Crew Scheduling
[Zur Zeit nur in englischer Sprache verfügbar]
Freight Railway Crew Scheduling
The freight railway crew scheduling problem consists of generating crew duties to operate freight trains at minimal cost, while meeting all work regulations and operational requirements. Compared to similar problems in the airline industry, freight railway problems are typically more complex. As an example, a freight railway driver can travel as a passenger on different means of transportation (company train, passenger train, and taxi), an activity called “deadheading”. Due their large number, the deadheading connections that show the largest potential for reducing the overall crew scheduling costs have to be selected carefully. We show how current crew scheduling solution approaches can be adapted and extended to meet the needs of freight railway problems.
Large Scale Railway Crew Scheduling
Railway crew scheduling problems are typically very large in practice - still, they need to be solved in very short time, and only small deviations from the optimal solution are tolerated. Current decomposition approaches show large promise in reducing solution runtimes, but commonly suffer from a low quality of the generated schedules. To regain large parts of the solution quality that is lost with the decomposition, we are working on decomposing the crew scheduling problem sets into overlapping regions. The crew scheduling subproblems associated to these regions are solved in parallel. During optimization, we continuously exchange information on the optimization progress between the regions and adapt the regions if this is deemed beneficial. Extensive tests with real-world data show that our approach is capable of generating high-quality crew schedules at reasonable runtimes.

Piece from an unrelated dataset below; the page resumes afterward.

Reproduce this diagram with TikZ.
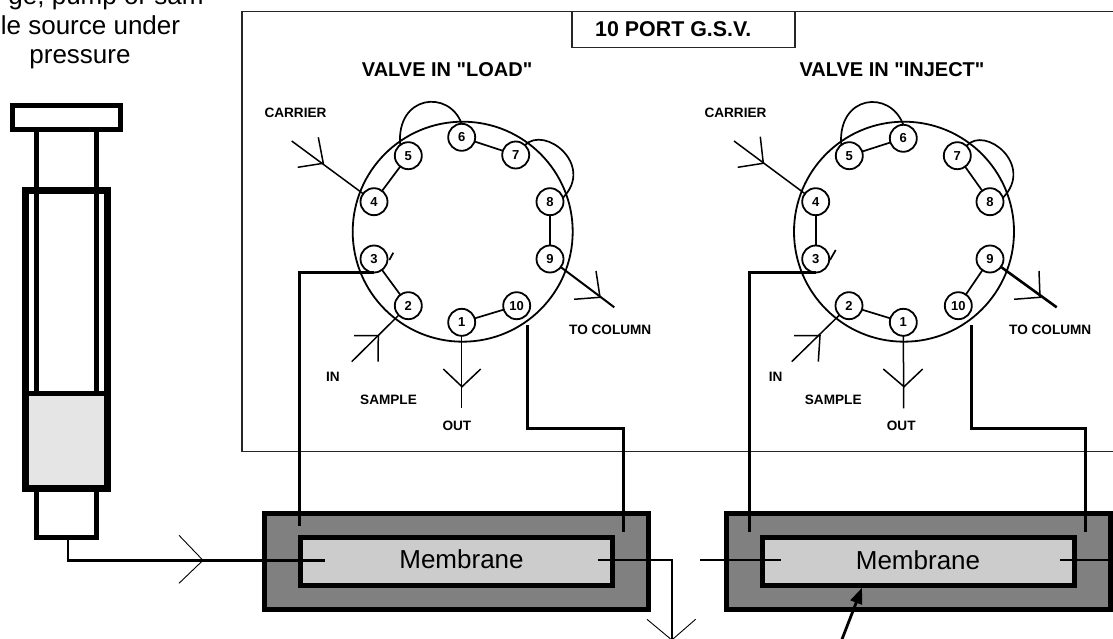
\documentclass[tikz,border=0pt]{standalone}
\usepackage{fontspec}
\setmainfont{Liberation Sans}[Ligatures=TeXOff]
\usetikzlibrary{arrows.meta}

\begin{document}
\begin{tikzpicture}[ x = 1pt
                     , y = -1pt
                     , port/.style = { circle
                                     , draw = black
                                     , line width = 1.8pt
                                     , fill = white
                                     , inner sep = 0pt
                                     , outer sep = 0pt
                                     , minimum size = 27pt
                                     , font = \bfseries\fontsize{13}{13}\selectfont }
                     , dial/.style = { circle
                                     , draw = black
                                     , line width = 1.8pt
                                     , inner sep = 0pt
                                     , outer sep = 0pt
                                     , minimum size = 220pt }
                     , link/.style = { line width = 1.7pt }
                     , barb/.style = { line width = 1.5pt }
                     , thinbarb/.style = { line width = 0.9pt }
                     , pipe/.style = { line width = 2.7pt, line join = miter }
                     , wall/.style = { line width = 4.8pt, draw = black }
                     , tag/.style = { anchor = base west
                                    , inner sep = 0pt
                                    , font = \bfseries\fontsize{13.6}{14}\selectfont }
                     , headline/.style = { anchor = base west
                                         , inner sep = 0pt
                                         , font = \bfseries\fontsize{20}{22}\selectfont }
                     , plain/.style = { anchor = base
                                      , inner sep = 0pt
                                      , font = \fontsize{26}{28}\selectfont }
                     , outerbox/.style = { rectangle
                                         , draw = black
                                         , line width = 4.8pt
                                         , fill = black!50
                                         , outer sep = 0pt
                                         , minimum height = 96pt }
                     , innerbox/.style = { rectangle
                                         , draw = black
                                         , line width = 4.8pt
                                         , fill = black!20
                                         , outer sep = 0pt
                                         , minimum height = 48pt }
                     ]

  \useasboundingbox (0,0) rectangle (1113,639);

  \node (noteA) [plain] at (106,5) {ge, pump or sam};
  \node (noteB) [plain] at (90.5,35) {le source under};
  \node (noteC) [plain] at (80,64) {pressure};

  % syringe
  \draw[wall] (12.4,105.4) rectangle (120.7,129.4);
  \draw[wall, fill = black!10] (25.5,393.3) rectangle (107.3,488.3);
  \draw[wall] (36.5,129.4) -- (36.5,393.3) (96.5,129.4) -- (96.5,393.3);
  \draw[wall, line width = 7pt] (25.5,190.3) rectangle (107.3,488.3);
  \draw[wall] (36.5,488.3) -- (36.5,537.3) -- (96.5,537.3) -- (96.5,488.3);

  % panel
  \draw[line width = 1.3pt, draw = black!85] (1114,11.3) -- (242,11.3) -- (242,451.3) -- (1114,451.3);
  \node (title) [headline, font = \bfseries\fontsize{21.4}{22}\selectfont] at (595,36.7) {10 PORT G.S.V.};
  \draw[line width = 1.3pt, draw = black!85] (572,11.3) |- (795,47.7) -- (795,11.3);

  \node (headL) [headline] at (361.7,76.7) {VALVE IN "LOAD"};
  \node (headR) [headline] at (799.3,76.7) {VALVE IN "INJECT"};

  \node (carrierL) [tag] at (264.3,117.3) {CARRIER};
  \node (carrierR) [tag] at (704.3,117.3) {CARRIER};
  \node (columnL) [tag] at (569,334) {TO COLUMN};
  \node (columnR) [tag] at (1009,334) {TO COLUMN};
  \node (inL) [tag] at (326,381.7) {IN};
  \node (inR) [tag] at (768.7,381.7) {IN};
  \node (sampleL) [tag] at (360,404) {SAMPLE};
  \node (sampleR) [tag] at (804.7,404) {SAMPLE};
  \node (outL) [tag] at (442.3,430) {OUT};
  \node (outR) [tag] at (886.7,430) {OUT};

  \node (dialL) [dial] at (462.7,231.7) {};
  \node (dialR) [dial] at (904,231.7) {};

  \foreach \n/\x/\y in {1/461.7/322.3, 2/408.3/305.7, 3/374/259, 4/374/201.7, 5/408.3/155.7,
                        6/461.7/137.3, 7/515.7/155, 8/550/201.7, 9/550/259, 10/516.7/305.7}
    \node (l\n) [port] at (\x,\y) {\n};

  \foreach \n/\x/\y in {1/903.3/322.3, 2/849/305.7, 3/815.7/259, 4/815.7/201.7, 5/849.3/155.7,
                        6/903.3/138.3, 7/957.3/155.7, 8/990/201.7, 9/990/259, 10/958.3/305.7}
    \node (r\n) [port] at (\x,\y) {\n};

  \foreach \a/\b in {l5/l4, l6/l7, l8/l9, l10/l1, l3/l2, r5/r6, r7/r8, r4/r3, r2/r1, r9/r10}
    \draw[link] (\a) -- (\b);

  % loops outside the dial
  \draw[link] (l5.127) .. controls (396,95) and (449,89) .. (l6.north);
  \draw[link] (l7.47) .. controls (545,125) and (595,165) .. (l8.17);
  \draw[link] (r5.127) .. controls (837.5,95) and (890,89) .. (r6.north);
  \draw[link] (r7.47) .. controls (985,125) and (1035,165) .. (r8.17);

  \coordinate (stubLa) at (389.3,260);
  \coordinate (stubLb) at (393.3,252.7);
  \coordinate (stubRa) at (830,260);
  \coordinate (stubRb) at (835.7,250);
  \draw[link] (stubLa) -- (stubLb);
  \draw[link] (stubRa) -- (stubRb);

  % valve ports out
  \coordinate (carrierEndL) at (291.7,141);
  \coordinate (carrierEndR) at (734,141);
  \coordinate (sampleEndL) at (351.7,361.7);
  \coordinate (sampleEndR) at (791.7,361.7);
  \coordinate (outEndL) at (461.7,408.3);
  \coordinate (outEndR) at (903.7,408.3);
  \coordinate (columnEndL) at (614.3,307.3);
  \coordinate (columnEndR) at (1056.7,307.3);

  \draw[barb] (l4) -- (carrierEndL);
  \draw[barb] (r4) -- (carrierEndR);
  \draw[barb] (l2) -- (sampleEndL);
  \draw[barb] (r2) -- (sampleEndR);
  \draw[barb] (l1) -- (outEndL);
  \draw[barb] (r1) -- (outEndR);
  \draw[barb, line width = 2pt] (l9) -- (columnEndL);
  \draw[barb, line width = 2.6pt] (r9) -- (columnEndR);

  \foreach \ax/\ay/\vx/\vy/\bx/\by in {318.3/137.3/323.3/163.3/297.7/167.3,
                                       760.3/136.7/763.3/163.3/737.7/167.3,
                                       354/335.7/378.3/335.7/378/361.7,
                                       794/335.7/820/335.7/818.3/361.7,
                                       443.3/369/462/386.7/480.7/369,
                                       883.3/369/904/386.7/922.7/369,
                                       596/271/600/297.3/574/299.3,
                                       1039/271/1040/297.3/1014/299.3}
    \draw[barb] (\ax,\ay) -- (\vx,\vy) -- (\bx,\by);

  % membranes
  \node (caseL) [outerbox, minimum width = 384pt] at (456.7,561.3) {};
  \node (caseR) [outerbox, minimum width = 384pt] at (918.8,561.3) {};
  \node (memL) [innerbox, minimum width = 312pt] at (456.3,561.3) {};
  \node (memR) [innerbox, minimum width = 312pt] at (918.4,561.3) {};
  \node (memTextL) [plain] at (461.5,568) {Membrane};
  \node (memTextR) [plain] at (918,569.3) {Membrane};

  \coordinate (hookA) at (299.5,525.7);
  \coordinate (hookB) at (623.3,531.7);
  \coordinate (hookC) at (749.3,531.7);
  \coordinate (hookD) at (1085.7,531.7);

  \draw[pipe] (l3.south) -| (hookA);
  \draw[pipe] (r3.south) -| (hookC);
  \draw[pipe] (527.5,325) |- (575,428.7) -| (hookB);
  \draw[pipe] (971.3,325) |- (1030,428.7) -| (hookD);

  % flow lines
  \coordinate (syringeTip) at (67.7,538);
  \coordinate (feedEnd) at (325,560.3);
  \coordinate (wasteA) at (597.7,560.3);
  \coordinate (wasteB) at (671.8,642);
  \coordinate (transferA) at (700,560.3);
  \coordinate (transferB) at (780.5,560.3);
  \coordinate (returnA) at (1060,560.3);
  \coordinate (returnB) at (1114,560.3);

  \draw[link, line width = 2.4pt] (syringeTip) |- (feedEnd);
  \draw[link, line width = 2.2pt] (wasteA) -| (wasteB);
  \draw[link, line width = 2.2pt] (transferA) -- (transferB);
  \draw[link, line width = 2.2pt] (returnA) -- (returnB);

  \draw[thinbarb] (179,535.3) -- (203,560.3) -- (179,583.3);
  \draw[thinbarb] (647,619.3) -- (671.8,640) -- (695.6,619.3);

  \coordinate (pointerFoot) at (841.7,640);
  \coordinate (pointerTip) at (862,587.7);
  \draw[-{Triangle[length=16pt, width=12pt]}, line width = 2.8pt] (pointerFoot) -- (pointerTip);

\end{tikzpicture}
\end{document}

Robust Railway Crew Scheduling
Robust crew schedules anticipate delays in railway traffic in the planning phase. The usual practice is blocking a certain time period between connections as a buffer time. But practice has shown that buffer times are not distributed efficiently, leading to higher real cost than necessary. Research indicates that there are several factors that have an impact on the robustness of crew schedules such as the location of the buffer or the number of train changes. It is our goal to identify these factors for railway crew scheduling and to develop an algorithm that creates robust crew schedules for large scale problems.